Anderson wants to outlaw smoking on the city's public sidewalks. Smokers could also lose privileges in city parks and other public places. State law already bans smoking within 25 feet of all buildings.

If Anderson's wishes become law, Salt Lake City may become the first in the nation to prohibit smoking on sidewalks.

Joe Cherner, president of Smokefree Educational Services Inc., is a smoking-laws watchdog and distributes regular e-mails to the press concerning smoking-related laws across the United States.

Many cities have recently developed smoke-free parks and beaches, but Cherner knows of nowhere that has gone after sidewalks.

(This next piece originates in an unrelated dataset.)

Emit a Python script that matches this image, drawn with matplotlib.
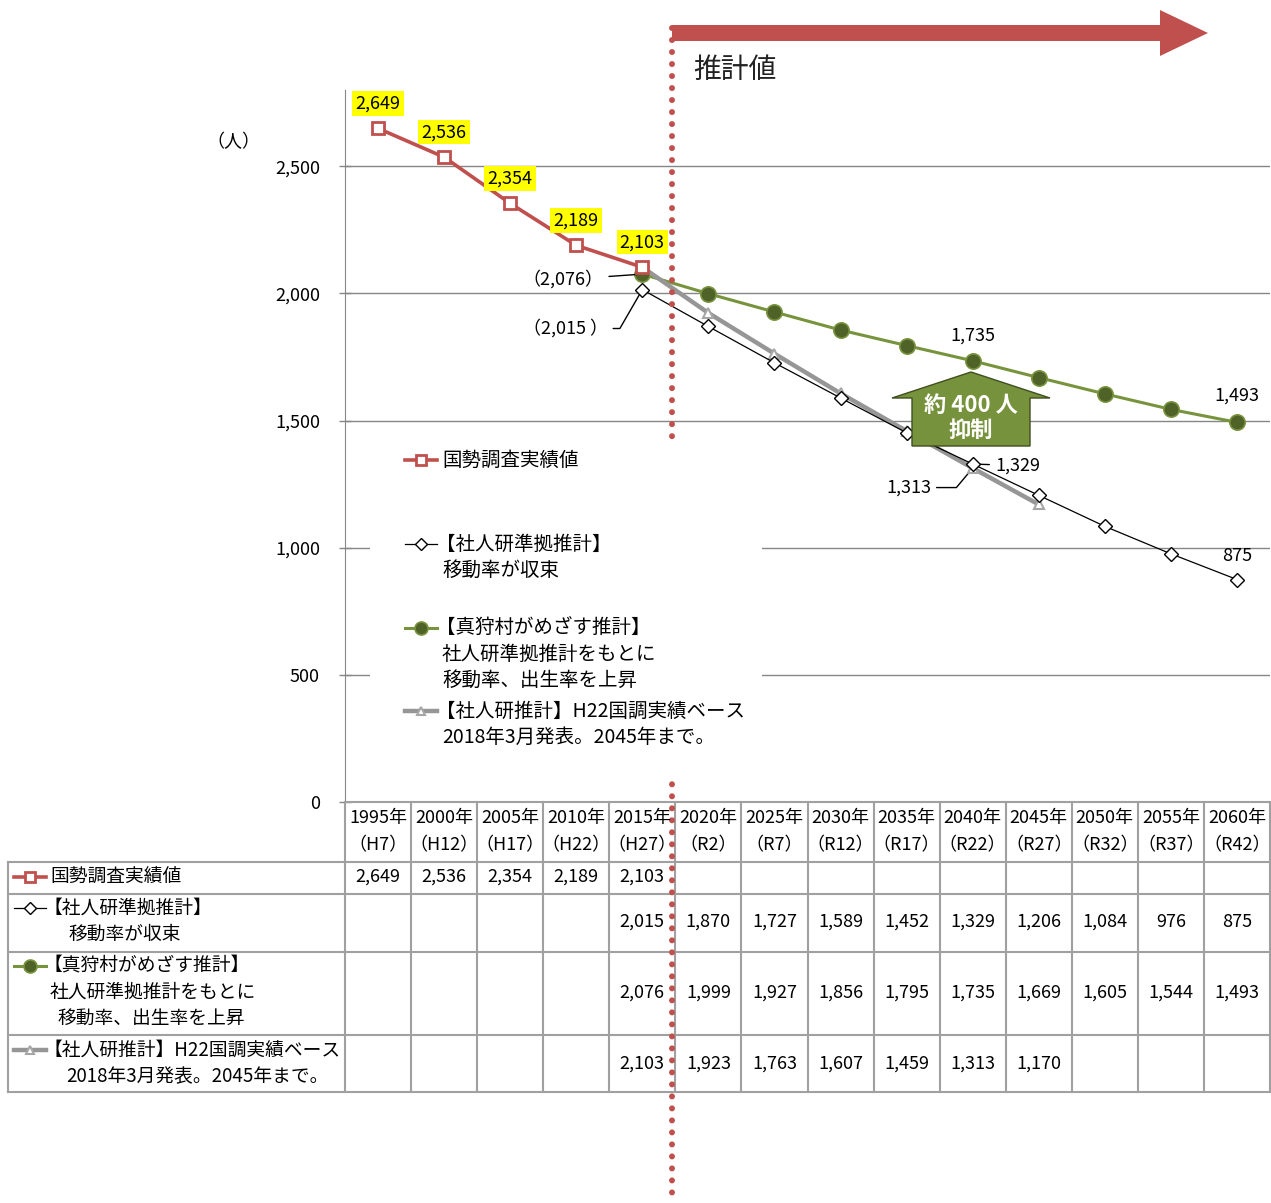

Such a law would be difficult to enforce because smokers might meander on and off a sidewalk, and the exact parameters of a sidewalk might be difficult to define, especially in a downtown setting, Cherner said.

Still, Anderson maintains the ban is possible, and acting city attorney Steven Allred agrees.

"I have not found anything that would indicate that we currently have smoking restrictions on sidewalks or in parks, but I wouldn't want that to be read to the fact that we could not impose those kinds of restrictions in the future," he said.

The only anti-smoking law currently on Salt Lake City's books? It's illegal to smoke and dance — at the same time — in any registered dance hall, Allred said. Go figure.

Ray Domkus, from the pro-smoking group Forces California, said he is tired of smokers' rights being trampled.

While Domkus admits it is constitutional for a city to ban smoking on any public property, he maintains it is unethical.

"It's not a fair thing to do from a moral perspective," he said.

Domkus predicted that any sidewalk smoking ban would be ignored.

Back on Main Street Plaza, the LDS Church might not need the mayor's consent to ban smoking.

Still under debate is whether a ruling from a three-judge panel for the 10th Circuit Court of Appeals allows the church to ban smoking. Salt Lake attorney Lynn Pace argues that the ruling outlaws free-speech restrictions only. Things such as skateboarding, in-line skating and smoking can still be banned, Pace said.

Stephen Clark, an attorney who represented the American Civil Liberties Union in a lawsuit challenging speech and conduct restrictions on the plaza, said he isn't concerned with smoking restrictions.

"The ACLU and its clients did not file this lawsuit against smoking or sunbathing," he said. "We filed this lawsuit based on freedom of expression and freedom of speech."

To focus on smoking "trivializes the issues that are at stake here," Clark said.